- "TO HOMERUNS, BEEYOTCH!"
- "Beeyotch yesterday!"
- The running gag of Clark accidentally tossing the baseball bat. One even smashes through a coach's car windshield:
Karl: THAT'S MY MIATA! KILL HIM! [beatdown ensues on Clark]
- This gem:
Mel: How you boys feelin'?
Clark: I just destroyed that porta-potty, but I'm feelin' better.
Random Guy: (exiting outhouse) Who did this?! (vomits)
Gus, Richie, Mel and Nelson: EWW!
- Reggie Jackson teaching drills to Gus, Richie and Clark.
Old Man : WHO THE HELL IS IT?! I WAS FREAKIN' SLEEPIN'!
- The first drill for speed involves...doorbell ditching! Gus and Richie quickly get the idea and promptly sprint.
(Clark, not having enough time to run, dives into the bushes just as the cranky neighbor comes out of his house, screaming at the top of his lungs)
Old Man: NOBODY MESSES WITH ME! I WILL RIP YOUR THROAT OUT! DO YOU HEAR ME?! AND I WILL FIND YOU! (Clark farts loudly) YOU'RE IN THE BUSHES! (leaps and beats up Clark)
Clark: Ow! I'm sorry! Go back to sleep! Ow!
Mel: Clark, you're lucky I'm a billionaire!
- Then the literal hot potato - Reggie tosses it to Gus, who quickly tosses it to Richie. Richie quickly throws the potato to Clark - who still holds on, burning his hand. Eventually, Clark tosses the smoldering spud out the window, where it hits Number 7 (while mowing the lawn), causing it to accidentally shave the fur off the side of a sleeping dog.

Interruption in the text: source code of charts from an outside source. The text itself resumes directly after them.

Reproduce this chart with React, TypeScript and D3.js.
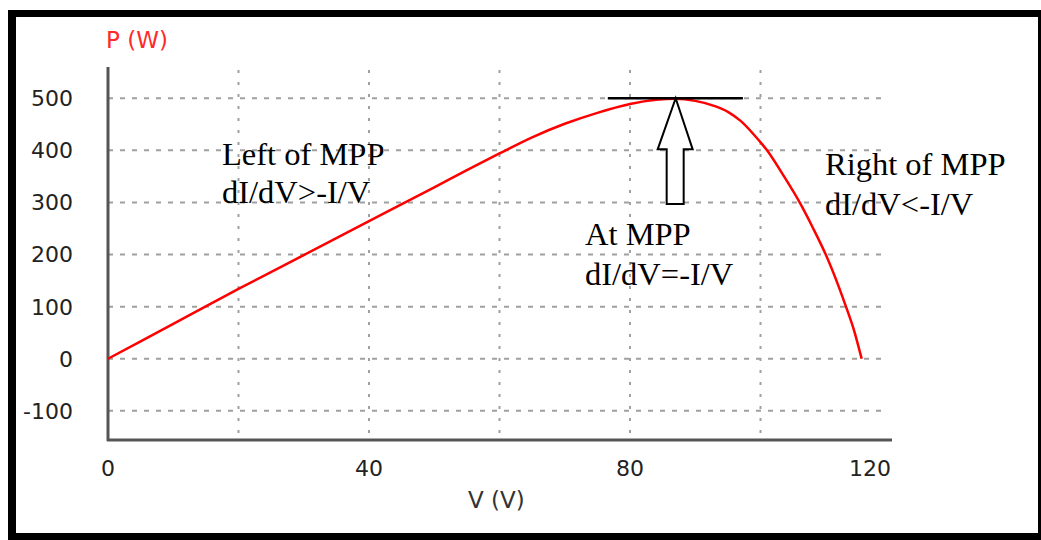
import React from "react";
import * as d3 from "d3";

const voltage = [0, 10, 20, 30, 40, 50, 55, 60, 65, 70, 75, 80, 84, 87, 90, 93, 95, 97, 99, 101, 103.5, 106, 108, 110, 112, 113.1, 114.3, 115.5];
const power = [0, 67, 134, 199, 264, 329, 362, 394, 425, 451, 472, 489, 497, 499, 495, 485, 474, 456, 430, 400, 352, 300, 252, 200, 138, 100, 56, 0];
const yTicks = [-100, 0, 100, 200, 300, 400, 500];
const xGrid = [20, 40, 60, 80, 100];
const xTicks = [0, 40, 80, 120];

const W = 1041;
const H = 540;

export default function App() {
  const x = d3.scaleLinear().domain([0, 120]).range([108, 891]);
  const y = d3.scaleLinear().domain([-156, 560]).range([440, 67]);
  const pts = voltage.map((v, i) => [v, power[i]] as [number, number]);
  const line = d3
    .line<[number, number]>()
    .x((d) => x(d[0]))
    .y((d) => y(d[1]))
    .curve(d3.curveMonotoneX);

  const mppV = 87;
  const tipY = y(500);
  const headY = y(402);
  const botY = y(297);
  const cx = x(mppV);
  const arrow = [
    [cx, tipY],
    [cx + 17, headY],
    [cx + 8, headY],
    [cx + 8, botY],
    [cx - 9, botY],
    [cx - 9, headY],
    [cx - 18, headY],
  ]
    .map((p) => p.join(","))
    .join(" ");

  const sans = "'DejaVu Sans', Verdana, sans-serif";
  const serif = "'Liberation Serif', 'Times New Roman', serif";

  return (
    <svg
      width={W}
      height={H}
      style={{ position: "absolute", left: 0, top: 0, background: "#fff" }}
    >
      <rect x={0} y={0} width={W} height={H} fill="#fff" />
      {/* frame */}
      <rect x={8} y={10} width={8} height={530} fill="#000" />
      <rect x={8} y={10} width={1033} height={7} fill="#000" />
      <rect x={1038} y={10} width={3} height={530} fill="#000" />
      <rect x={8} y={533} width={1033} height={7} fill="#000" />

      {/* horizontal grid */}
      {yTicks.map((t) => (
        <line
          key={"h" + t}
          x1={x(0)}
          x2={886}
          y1={y(t)}
          y2={y(t)}
          stroke="#a0a0a0"
          strokeWidth={2}
          strokeDasharray="5,7"
        />
      ))}
      {/* vertical grid */}
      {xGrid.map((t) => (
        <line
          key={"v" + t}
          x1={x(t)}
          x2={x(t)}
          y1={70}
          y2={440}
          stroke="#a0a0a0"
          strokeWidth={2}
          strokeDasharray="3,9"
        />
      ))}

      {/* axes */}
      <line x1={x(0)} x2={x(0)} y1={67} y2={441} stroke="#555" strokeWidth={3} />
      <line x1={x(0) - 1} x2={892} y1={440} y2={440} stroke="#555" strokeWidth={3} />

      {/* y tick labels */}
      {yTicks.map((t) => (
        <text
          key={"yl" + t}
          x={73}
          y={y(t)}
          dy="0.36em"
          textAnchor="end"
          fontFamily={sans}
          fontSize={22}
          fill="#222"
        >
          {t}
        </text>
      ))}
      {/* x tick labels */}
      {xTicks.map((t, i) => (
        <text
          key={"xl" + t}
          x={x(t)}
          y={476}
          textAnchor={i === xTicks.length - 1 ? "end" : "middle"}
          fontFamily={sans}
          fontSize={22}
          fill="#222"
        >
          {t}
        </text>
      ))}

      <text x={106} y={48} fontFamily={sans} fontSize={23} fill="#ff2a2a">
        P (W)
      </text>
      <text x={468} y={508} fontFamily={sans} fontSize={23} fill="#333">
        V (V)
      </text>

      {/* curve */}
      <path d={line(pts) || ""} fill="none" stroke="#ff0000" strokeWidth={2.5} />

      {/* tangent line at MPP */}
      <line x1={x(76.6)} x2={x(97.3)} y1={y(500)} y2={y(500)} stroke="#000" strokeWidth={2.5} />
      <polygon points={arrow} fill="#fff" stroke="#000" strokeWidth={2} strokeLinejoin="miter" />

      {/* annotations */}
      <g fontFamily={serif} fontSize={32.5} fill="#000">
        <text x={222} y={165}>Left of MPP</text>
        <text x={222} y={203}>dI/dV&gt;-I/V</text>
        <text x={585} y={245}>At MPP</text>
        <text x={585} y={285}>dI/dV=-I/V</text>
        <text x={825} y={175}>Right of MPP</text>
        <text x={825} y={215}>dI/dV&lt;-I/V</text>
      </g>
    </svg>
  );
}
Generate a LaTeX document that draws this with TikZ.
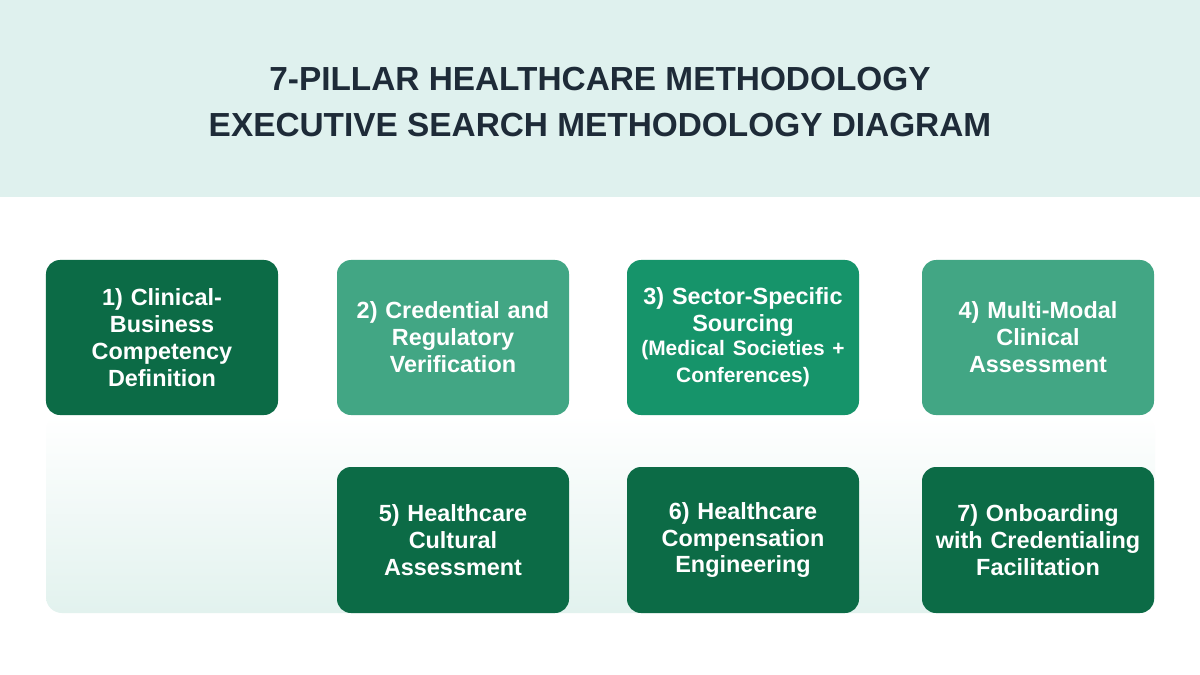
\documentclass[tikz,border=0pt]{standalone}
\usepackage{fontspec}
\setmainfont{Liberation Sans}
\definecolor{hdr}{HTML}{DFF1EE}
\definecolor{ttl}{HTML}{1E2B38}
\definecolor{gdark}{HTML}{0C6B46}
\definecolor{gmid}{HTML}{16946A}
\definecolor{glight}{HTML}{42A684}
\definecolor{panel}{HTML}{E2F2EE}
\begin{document}
\begin{tikzpicture}[x=1bp,y=-1bp,
  pillar/.style={rounded corners=14bp, minimum width=232bp, minimum height=155bp,
    text=white, font=\fontsize{23.5}{27}\selectfont\bfseries, align=center, text width=228bp, inner sep=0pt},
  small/.style={},
  titletext/.style={text=ttl, font=\fontsize{33.5}{47}\selectfont\bfseries, align=center}]
\useasboundingbox (0,0) rectangle (1200,675);
\fill[white] (0,0) rectangle (1200,675);
\fill[hdr] (0,0) rectangle (1200,197);
\shade[top color=white, bottom color=panel, rounded corners=16bp] (46,415) rectangle (1155,613);
\node[titletext] (title) at (600,102) {7-PILLAR HEALTHCARE METHODOLOGY\\EXECUTIVE SEARCH METHODOLOGY DIAGRAM};
\node[pillar, fill=gdark] (p1) at (162,337.5) {1) Clinical-\\Business\\Competency\\Definition};
\node[pillar, fill=glight] (p2) at (453,337.5) {2) Credential and\\Regulatory\\Verification};
\node[pillar, fill=gmid] (p3) at (743,337.5) {3) Sector-Specific\\Sourcing\\{\fontsize{21}{24}\selectfont (Medical Societies +\\Conferences)}};
\node[pillar, fill=glight] (p4) at (1038,337.5) {4) Multi-Modal\\Clinical\\Assessment};
\node[pillar, fill=gdark, minimum height=146bp] (p5) at (453,540) {5) Healthcare\\Cultural\\Assessment};
\node[pillar, fill=gdark, minimum height=146bp] (p6) at (743,540) {6) Healthcare\\Compensation\\Engineering};
\node[pillar, fill=gdark, minimum height=146bp] (p7) at (1038,540) {7) Onboarding\\with Credentialing\\Facilitation};
\end{tikzpicture}
\end{document}
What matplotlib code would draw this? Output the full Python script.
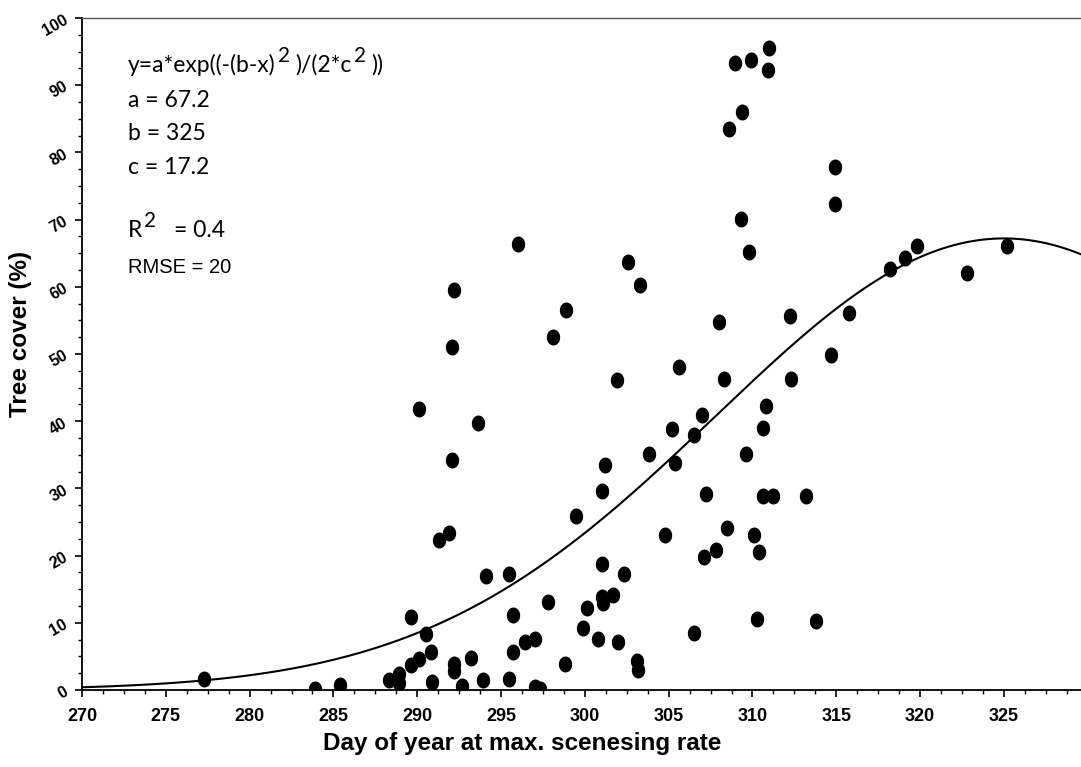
import matplotlib
matplotlib.use('Agg')
import matplotlib.pyplot as plt
import numpy as np
from matplotlib.path import Path
from matplotlib.ticker import MultipleLocator

# day of year at max. scenesing rate
day = [277.3, 283.9, 285.4, 288.3, 288.9, 288.9, 289.6, 290.1, 290.5, 290.8,
       290.9, 289.6, 292.2, 292.2, 292.7, 293.2, 293.9, 291.3, 291.9, 292.05,
       290.1, 293.6, 292.05, 292.2, 294.1, 295.5, 295.7, 295.7, 295.5, 296.4,
       297.0, 297.0, 297.3, 297.8, 298.8, 299.5, 298.1, 298.9, 299.9, 300.1,
       300.8, 301.0, 301.0, 301.1, 301.7, 301.0, 301.2, 301.9, 302.0, 302.35,
       303.1, 303.2, 303.8, 304.8, 305.2, 305.4, 305.6, 306.5, 306.5, 307.0,
       307.1, 307.2, 307.8, 308.0, 308.3, 308.5, 309.6, 310.1, 310.3, 310.4,
       310.65, 311.2, 310.65, 310.8, 313.2, 313.8, 314.7, 312.3, 312.25, 315.75,
       314.95, 314.9, 309.3, 309.8, 308.6, 309.4, 308.96, 309.9, 310.9, 311.0,
       302.6, 303.3, 296.0, 318.2, 319.1, 319.8, 322.8, 325.2]
# tree cover (%)
cover = [1.6, 0.1, 0.8, 1.5, 2.4, 1.1, 3.7, 4.6, 8.4, 5.7,
         1.2, 10.8, 3.9, 2.9, 0.6, 4.8, 1.5, 22.3, 23.4, 34.3,
         41.8, 39.8, 51.1, 59.5, 17.0, 17.2, 11.1, 5.6, 1.6, 7.1,
         7.6, 0.4, 0.2, 13.1, 3.9, 25.9, 52.6, 56.5, 9.2, 12.2,
         7.6, 18.8, 13.9, 12.9, 14.1, 29.6, 33.5, 46.2, 7.2, 17.3,
         4.3, 3.0, 35.1, 23.1, 38.9, 33.8, 48.0, 8.5, 38.0, 40.9,
         19.8, 29.1, 20.9, 54.7, 46.3, 24.1, 35.1, 23.1, 10.5, 20.6,
         28.9, 28.9, 39.0, 42.3, 28.9, 10.3, 49.8, 46.3, 55.6, 56.1,
         72.3, 77.8, 70.1, 65.2, 83.5, 86.0, 93.3, 93.8, 92.2, 95.6,
         63.7, 60.2, 66.4, 62.6, 64.3, 66.1, 62.1, 66.1]

# fitted gaussian parameters
a, b, c = 67.2, 325, 17.2

W, H = 1081, 767
fig = plt.figure(figsize=(W/100, H/100), dpi=100)
ax = fig.add_axes([82/W, 77/H, 1 - 82/W, 672/H])

# slightly tall dots
t = np.linspace(0, 2*np.pi, 40)
dot = Path(np.column_stack([0.82*np.cos(t), np.sin(t)]))
ax.plot(day, cover, linestyle='none', marker=dot, markersize=10.5, color='black')

xs = np.linspace(270, 330, 300)
ax.plot(xs, a*np.exp(-(b - xs)**2 / (2*c**2)), color='black', lw=1.5)

ax.set_xlim(270, 329.6)
ax.set_ylim(0, 100)
ax.spines['right'].set_visible(False)
ax.spines['top'].set_color('#555555')
ax.spines['top'].set_linewidth(1.0)
ax.spines['left'].set_linewidth(1.3)
ax.spines['bottom'].set_linewidth(1.3)

ax.xaxis.set_major_locator(MultipleLocator(5))
ax.xaxis.set_minor_locator(MultipleLocator(1.25))
ax.yaxis.set_major_locator(MultipleLocator(10))
ax.yaxis.set_minor_locator(MultipleLocator(2.5))
ax.tick_params(which='major', direction='out', length=5, width=1.2)
ax.tick_params(which='minor', direction='out', length=3, width=1.0)
ax.tick_params(axis='x', pad=8)

tick_font = ['Liberation Sans Narrow', 'Liberation Sans']
for lab in ax.get_xticklabels():
    lab.set_family(tick_font)
    lab.set_fontweight('bold')
    lab.set_fontsize(13)
for lab in ax.get_yticklabels():
    lab.set_family(tick_font)
    lab.set_fontweight('bold')
    lab.set_fontsize(11.5)
    lab.set_rotation(30)

ax.set_xlabel('Day of year at max. scenesing rate', family='Liberation Sans',
              fontweight='bold', fontsize=17.5)
ax.xaxis.set_label_coords(0.441, -0.062)
ax.set_ylabel('Tree cover (%)', family='Liberation Sans', fontweight='bold', fontsize=17.5)
ax.yaxis.set_label_coords(-0.05, 0.53)

renderer = fig.canvas.get_renderer()


def run(x, y, parts, family='Lato'):
    # parts: (text, rise in px, font size, gap after in px)
    for s, rise, size, gap in parts:
        tt = fig.text(x/W, 1 - (y - rise)/H, s, family=family, fontsize=size,
                      va='baseline', ha='left')
        x += tt.get_window_extent(renderer).width + gap


fs = 16.5
run(128, 72, [('y=a*exp((-(b-x)', 0, fs, 2), ('2', 10, fs*0.9, 6),
              (')/(2*c', 0, fs, 2), ('2', 10, fs*0.9, 5), ('))', 0, fs, 0)])
run(128, 107, [('a = 67.2', 0, fs, 0)])
run(128, 140, [('b = 325', 0, fs, 0)])
run(128, 174, [('c = 17.2', 0, fs, 0)])
run(128, 237, [('R', 0, fs, 2), ('2', 10, fs*0.9, 18), ('= 0.4', 0, fs, 0)])
run(128, 273, [('RMSE = 20', 0, 14.5, 0)], family='Liberation Sans')

fig.savefig('out.png', dpi=100)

- Finally, the drill for hand-to eye-coordination - mailbox batting. Gus hits several mailboxes. Richie hits a pole, and the vibration causes him to drop his bat. Clark misses the mailbox, and instead shatters the window of Mel's car.
- This gem between Gus and Clark:
Gus: You know, I haven't been on a actual field in almost 20 years.
Clark: I've never even been on a field. If I tried, the kids in my neighborhood would spit loogies on my forehead.
Gus: That's awful, Clark. Baseball's America's past time... that's like saying you've never had apple pie. (beat) You've never had apple pie?
Clark: Well, my mom said it would give me diarrhea.
Gus: That's ridiculous! You have to try it at least once.
Gus: No, baseball!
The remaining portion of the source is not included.